もはや、各材料を引き離すことはできません。

このような状態を示すのが、サン(~とともに)という言葉です。

ですから「キリストとともに葬られた」の意味は、信者とキリストが一体となって埋葬されたということです。

ですからパウロによれば、「キリスト・イエスにつくバプテスマ」とは、信者がキリストと一体になることなのです。

他にもパウロは、「私たちの古い人がキリストとともに十字架につけられた」(6節)、「キリストとともに死んだ」(8節)などの箇所で「サン」を繰り返し使い、徹底して信者とキリストとの一体化を語っています。
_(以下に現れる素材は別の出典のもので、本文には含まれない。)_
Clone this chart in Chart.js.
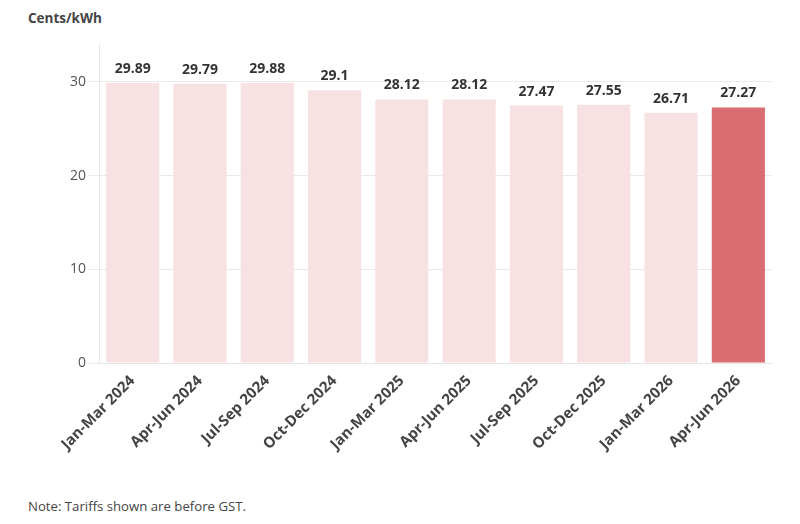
<!DOCTYPE html>
<html>
<head>
<meta charset="utf-8">
<script src="https://cdn.jsdelivr.net/npm/chart.js@4"></script>
<style>
  body { margin: 0; background: #fff; font-family: "Open Sans", sans-serif; }
  #wrap { position: absolute; left: 0; top: 33px; width: 800px; height: 457px; }
  #title { position: absolute; left: 28px; top: 9px; font-size: 13.5px; font-weight: bold; color: #444; }
  #note { position: absolute; left: 28px; top: 497px; font-size: 13.2px; color: #444; }
</style>
</head>
<body>
<div id="title">Cents/kWh</div>
<div id="wrap"><canvas id="myChart"></canvas></div>
<div id="note">Note: Tariffs shown are before GST.</div>
<script>

const quarters = ["Jan-Mar 2024", "Apr-Jun 2024", "Jul-Sep 2024", "Oct-Dec 2024", "Jan-Mar 2025",
  "Apr-Jun 2025", "Jul-Sep 2025", "Oct-Dec 2025", "Jan-Mar 2026", "Apr-Jun 2026"]
const tariffs = [29.89, 29.79, 29.88, 29.1, 28.12, 28.12, 27.47, 27.55, 26.71, 27.27]
const yTicks = [0, 10, 20, 30]


// labels over the bars
const barLabels = {
  id: 'barLabels',
  afterDatasetsDraw(chart) {
    const ctx = chart.ctx
    const meta = chart.getDatasetMeta(0)
    ctx.save()
    ctx.font = 'bold 14px "Open Sans", sans-serif'
    ctx.fillStyle = '#333'
    ctx.textAlign = 'center'
    ctx.textBaseline = 'bottom'
    meta.data.forEach((bar, i) => {
      ctx.fillText(String(tariffs[i]), bar.x, bar.y - 7)
    })
    ctx.restore()
  }
}

const ctx = document.getElementById('myChart')

new Chart(ctx, {
  type: 'bar',
  data: {
    labels: quarters,
    datasets: [{
      data: tariffs,
      backgroundColor: tariffs.map((v, i) => i === tariffs.length - 1 ? '#d96d71' : '#f7e1e2'),
      categoryPercentage: 0.79,
      barPercentage: 1
    }]
  },
  options: {
    responsive: true,
    maintainAspectRatio: false,
    animation: false,
    layout: { padding: { left: 0, right: 28, top: 0, bottom: 0 } },
    plugins: { legend: { display: false }, tooltip: { enabled: false } },
    scales: {
      x: {
        afterFit: axis => { axis.height = 127 },
        grid: { display: false, drawOnChartArea: false, drawTicks: true, tickLength: 6, color: '#e6e6e6' },
        border: { color: '#e6e6e6' },
        ticks: {
          maxRotation: 45, minRotation: 45,
          color: '#444',
          font: { family: 'Open Sans', size: 15, weight: 'bold' }
        }
      },
      y: {
        min: 0, max: 34,
        afterFit: axis => { axis.width = 99 },
        afterBuildTicks: axis => { axis.ticks = yTicks.map(v => ({ value: v })) },
        grid: { color: '#e9e9e9', tickLength: 10 },
        border: { color: '#e6e6e6' },
        ticks: { color: '#555', padding: 3, font: { family: 'Open Sans', size: 14 } }
      }
    }
  },
  plugins: [barLabels]
})
</script>
</body>
</html>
また注目すべきことは、「葬られた」「十字架につけられた」「死んだ」の時制が、すべてアオリスト過去形であることです。

アオリスト過去形は、過去のある時点に、一度だけ起こった事実を描写する時制です。

つまり、信者の古い人が「キリストとともに葬られ」「十字架につけられ」「死んだ」ことは、歴史的な出来事だということです。

過去において、信者がキリストと一緒に葬られた瞬間が、一度だけあった。

信者がキリストとともに十字架につけられた瞬間が、一度だけあった。

信者がキリストとともに死んだ瞬間が、一度だけあったということです。
 
では私たちの古い人は、いつ十字架で死んだのでしょうか。
 
それは2000年前です。
 
私たちはそのときキリストの中にいて、キリストとともに十字架につけられたのです。

キリストが十字架で死んだときに私たちも死に、キリストが埋葬されたときに私たちもキリストの中にあって埋葬されたのです。

パウロがこの6章で述べているキリストとの一体化とは、実にそういうことです。

ある方にとっては、信者がキリストの中にいるという霊的リアリティーが不可思議に思えるかもしれません。
 
しかしコロサイ3:3~4によれば、私たちは今この瞬間も、キリストのうちに隠されていて、キリストともに天にいるのです。
 
新約聖書、特にパウロの書簡には「キリストにあって」という表現が頻繁に出てきますが、この表現でパウロが意味していることは、信者が文字通りキリストの中に霊的に存在しているということです。

というわけで、「バプテスマ」という言葉は一体化を意味しています。

●他の事例
バプテスマという言葉が一体化という意味で使われるのは、水の洗礼に限りません。

Ⅰコリント10:2の「モーセにつくバプテスマ」もそうです。

「雲」(神の導き)や「海」(神の奇蹟)において、イスラエルの民がモーセのリーダーシップと一体となり、神を体験したことを物語っています。

ゆえに民全員が同じ霊的な食べ物を食べ、霊的な飲み物を飲んだということです。

使徒2:38のペテロの言葉も、一体化を理解すれば納得がいきます。

「悔い改めなさい。そして、それぞれ罪を赦していただくために、イエス・キリストの名によってバプテスマを受けなさい。」

これを現代人が文字通りに解釈すると、水の洗礼を受ければ罪が赦され、聖霊が与えられるという理解になってしまいます。

しかし水の洗礼とは、私たちがキリストとともに死に、ともによみがえったことの可視的なしるしであり、それを公にする信仰告白に過ぎません(Ⅰペテロ3:21)。

実質はキリストと信者の一体化、つまり救いです。

ですからペテロはこの箇所で、「悔い改めて、救いを受けなさい」と勧めているのです。

聖霊バプテスマ
一体化の概念は、聖霊バプテスマにも同様に適用できます。

聖霊バプテスマとは、信者が聖霊と一体となるということです。

信者が聖霊と一体になるのですから、それをもって救いを意味する場合もあれば、神の霊の満たしによって力を受けることを意味する場合もあるということです。